Siege Mentality

Being and Stalingrad: On the 80th Anniversary of the Battle of Stalingrad

In the climax to the 2001 Stalingrad film Enemy at the Gates, Soviet sniper Vasily Zaitsev (Jude Law) and his antagonist and love rival, Commissar Danilov (Joseph Fiennes) are pinned down in the ruins of an enormous tractor factory on the banks of the Volga. The German sniper, Major Erwin König (Ed Harris) seems to have finally caught his quarry: Zaitsev and Danilov can’t show themselves before the shattered windows without coming into König’s crosshairs.
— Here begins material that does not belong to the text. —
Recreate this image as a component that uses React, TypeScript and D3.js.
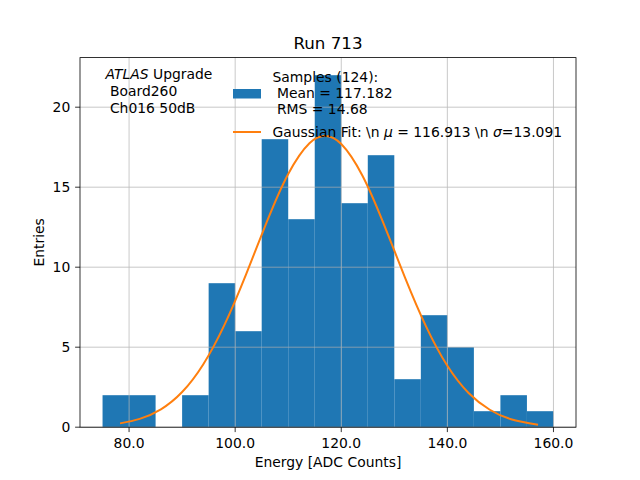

Tension simmers between the sniper Zaitsev, whose role as an avatar for Russian patriotism is established in the film’s opening sequence, in which his grandfather teaches him to hunt wolves, and Commissar Danilov, the Soviet ideologue who has used calculation and cunning to advance in the party. On the US theatrical release poster, Law and Fiennes are the two most prominent figures, making clear that the film’s true theme is not the war between Germany and the USSR, but the meaning of the USSR’s victory.

Tania, the Rachel Weisz character loved by both men, embodies this theme. The love triangle was attacked by critics as out of place in a plot that is, at its core, a snipers’ duel, but Tania’s significance becomes clear in the climax. Having pulled the Commissar and the peasant apart, her death enables a meaning to be assigned to the battle. As Zaitsev stares through his scope, scanning the broken terrain of the factory, Danilov tells him that Tania has died. Then, in an act of self-sacrifice, he stands and is shot by König, whose muzzle flash reveals his location to Zaitsev.

With Danilov’s death, the barbarity of the blocking detachments which murdered Soviet deserters is redeemed: the Marxist-Leninist apparatchik dies for the heroic Russian peasant. The conflict between Zaitsev and Danilov is resolved into a celebration of Russian heroism by erasing the Soviet contempt for human life that was necessary to attain it. 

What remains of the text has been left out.